Consider simple select statement:SELECT * from MARA where MATNR = ‘ACFBAS2’ .
Here Database has 3 possible search strategies to find the record and which path to choose is decided by the optimizer.
- search the entire table
- use the Primary index for search
- use secondary index of search
Optimizer: optimizer is database program that parses the SQL statement and considers each access path (full scan, primary index, secondary index) and formulates an execution plan for the SQL statement. There are 2 types of optimizers
Rule-Based Optimizer: based on available indexes and the fields used in WHERE clause, RBO creates its execution plan. The most import criteria in the WHERE clause are the fields that are specified with an EQUALS condition and that appear in an index.
Cost-Based Optimizer: to create the execution plan for an SQL statement, the CBO considers the same criteria as RBO plus
- Table Size: for small tables, the CBO decides to avoid indexes in favor of a more efficient full table scan. Large tables are more likely to be accessed through index.

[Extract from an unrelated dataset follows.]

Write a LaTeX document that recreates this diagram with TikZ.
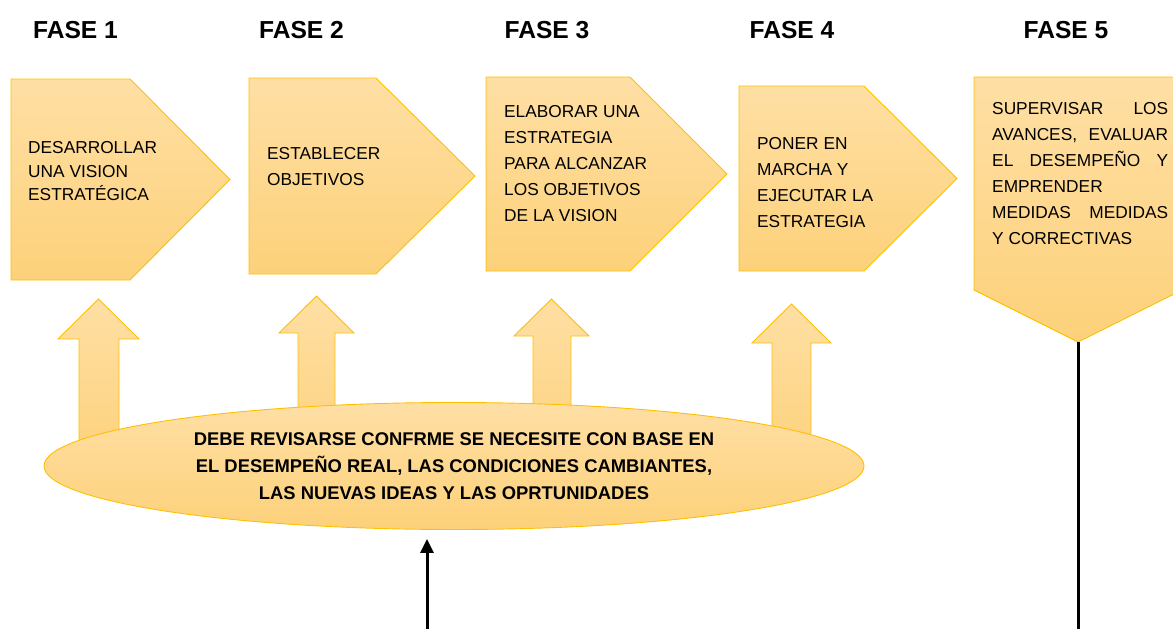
\documentclass[tikz,border=0pt]{standalone}
\usepackage{fontspec}
\setmainfont{Liberation Sans}
\usetikzlibrary{shapes.geometric,arrows.meta}
\definecolor{boxtop}{RGB}{254,223,164}
\definecolor{boxbot}{RGB}{253,209,122}
\definecolor{boxline}{RGB}{255,192,0}
\tikzset{
  phase/.style={top color=boxtop, bottom color=boxbot, draw=boxline, line width=0.9pt, line join=miter},
  heading/.style={font=\bfseries\fontsize{24.6}{28}\selectfont, inner sep=0pt},
  boxtext/.style={anchor=base west, inner sep=0pt},
  blackline/.style={line width=3pt, black}
}
\newcommand{\boxlines}[3]{\parbox[t]{#1}{\raggedright\fontsize{17.3}{#2}\selectfont #3}}
\begin{document}
\begin{tikzpicture}[x=1pt,y=-1pt]
\useasboundingbox (0,0) rectangle (1173,629);
\clip (0,0) rectangle (1173,629);

% headings
\node[heading] (h1) at (75.5,30) {FASE 1};
\node[heading] (h2) at (301.5,30) {FASE 2};
\node[heading] (h3) at (547,30) {FASE 3};
\node[heading] (h4) at (792,30) {FASE 4};
\node[heading] (h5) at (1066,30) {FASE 5};

% phase shapes
\path[phase] (11,79) -- (130,79) -- (230,179.5) -- (130,280) -- (11,280) -- cycle;
\path[phase] (249,78) -- (376,78) -- (475,176) -- (376,274) -- (249,274) -- cycle;
\path[phase] (486,77) -- (630,77) -- (727,174) -- (630,271) -- (486,271) -- cycle;
\path[phase] (739,86) -- (864,86) -- (957,178.5) -- (864,271) -- (739,271) -- cycle;
\path[phase] (974,77) -- (1182,77) -- (1182,290) -- (1078,342) -- (974,290) -- cycle;

% texts
\node[boxtext] (t1) at (28,153.5) {\boxlines{200pt}{23.5}{DESARROLLAR\\UNA VISION\\ESTRATÉGICA}};
\node[boxtext] (t2) at (267,159.5) {\boxlines{200pt}{26}{ESTABLECER\\OBJETIVOS}};
\node[boxtext] (t3) at (504,117) {\boxlines{200pt}{26}{ELABORAR UNA\\ESTRATEGIA\\PARA ALCANZAR\\LOS OBJETIVOS\\DE LA VISION}};
\node[boxtext] (t4) at (757,149) {\boxlines{200pt}{26}{PONER EN\\MARCHA Y\\EJECUTAR LA\\ESTRATEGIA}};
\node[boxtext] (t5) at (992,114) {\parbox[t]{176pt}{\fontsize{17.3}{26}\selectfont
  \hbox to 176pt{SUPERVISAR\hfill LOS}
  \hbox to 176pt{AVANCES,\hfill EVALUAR}
  \hbox to 176pt{EL\hfill DESEMPEÑO\hfill Y}
  \hbox to 176pt{EMPRENDER\hfill}
  \hbox to 176pt{MEDIDAS\hfill MEDIDAS}
  \hbox to 176pt{Y CORRECTIVAS\hfill}}};

% up block arrows
\path[phase] (98.5,299) -- (139,339) -- (119,339) -- (119,470) -- (79,470) -- (79,339) -- (58,339) -- cycle;
\path[phase] (316.5,296) -- (354,333) -- (335,333) -- (335,470) -- (298,470) -- (298,333) -- (279,333) -- cycle;
\path[phase] (551.5,299) -- (589,336) -- (571,336) -- (571,470) -- (533,470) -- (533,336) -- (514,336) -- cycle;
\path[phase] (791.5,304) -- (831,343) -- (811,343) -- (811,470) -- (772,470) -- (772,343) -- (752,343) -- cycle;

% ellipse
\node[ellipse, phase, minimum width=820pt, minimum height=127pt, inner sep=0pt,
      align=center, font=\bfseries\fontsize{18.4}{27}\selectfont] (ell) at (454,466)
  {DEBE REVISARSE CONFRME SE NECESITE CON BASE EN\\EL DESEMPEÑO REAL, LAS CONDICIONES CAMBIANTES,\\LAS NUEVAS IDEAS Y LAS OPRTUNIDADES};

% connectors
\coordinate (src) at (427,629);
\coordinate (tip5) at (1078,342);
\coordinate (end5) at (1078,629);
\draw[blackline, -{Triangle[length=14pt,width=13pt]}, shorten >=9pt] (src) -- (src |- ell.south);
\draw[blackline] (tip5) -- (end5);
\end{tikzpicture}
\end{document}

- Selectivity of the index fields: the selectivity of a given index field is the average size of the portion of the table that is read when an SQL statement searches for a particular distinct value in that field. Ex:- if there are 200 contract types and 10,000 actual contracts in VBAK table, then the selectivity of the field doc type is 10,000 divided by 200 which is 50 or 2% of 10,000. The larger the number of distinct values in a field the more likely the optimizer will use the index based on that field.
- Physical Storage: the optimizer considers how many index data blocks or pages must be read physically on the hard drive. The more physical memory that needs to be read, the less likely that an index is used.
Example 1: create a database table ZKUM_TEST with fields F1,F2,..to F10. And F1,F2,F3,F4 are key fields of the table i.e. primary keys. Now consider below selects
1. SELECT * FROM ZKUM_TEST INTO TABLE ITAB WHERE F2 = ‘1’ and F3 = ‘3’ :Here optimizer will not use the primary index for the search operation because F1 is missing in the where clause. so a full table scan is performed.
2. SELECT * FROM ZKUM_TEST INTO TABLE ITAB WHERE F1 = ‘2’ and F2 = ‘3’ : Here if there is no secondary index on fields F1 and F2 then optimizer will choose primary index as two fields out of 4 are matched.
3.SELECT * FROM ZKUM_TEST INTO TABLE ITAB WHERE F1 <> ‘2’ and F2 = ‘3’ and F3 = ‘3’: here optimizer will not use the primary index as theoperator NOT is used for comparision for column F1. If there is any secondary index on columns F2, F3 then optimizer will use secondary index.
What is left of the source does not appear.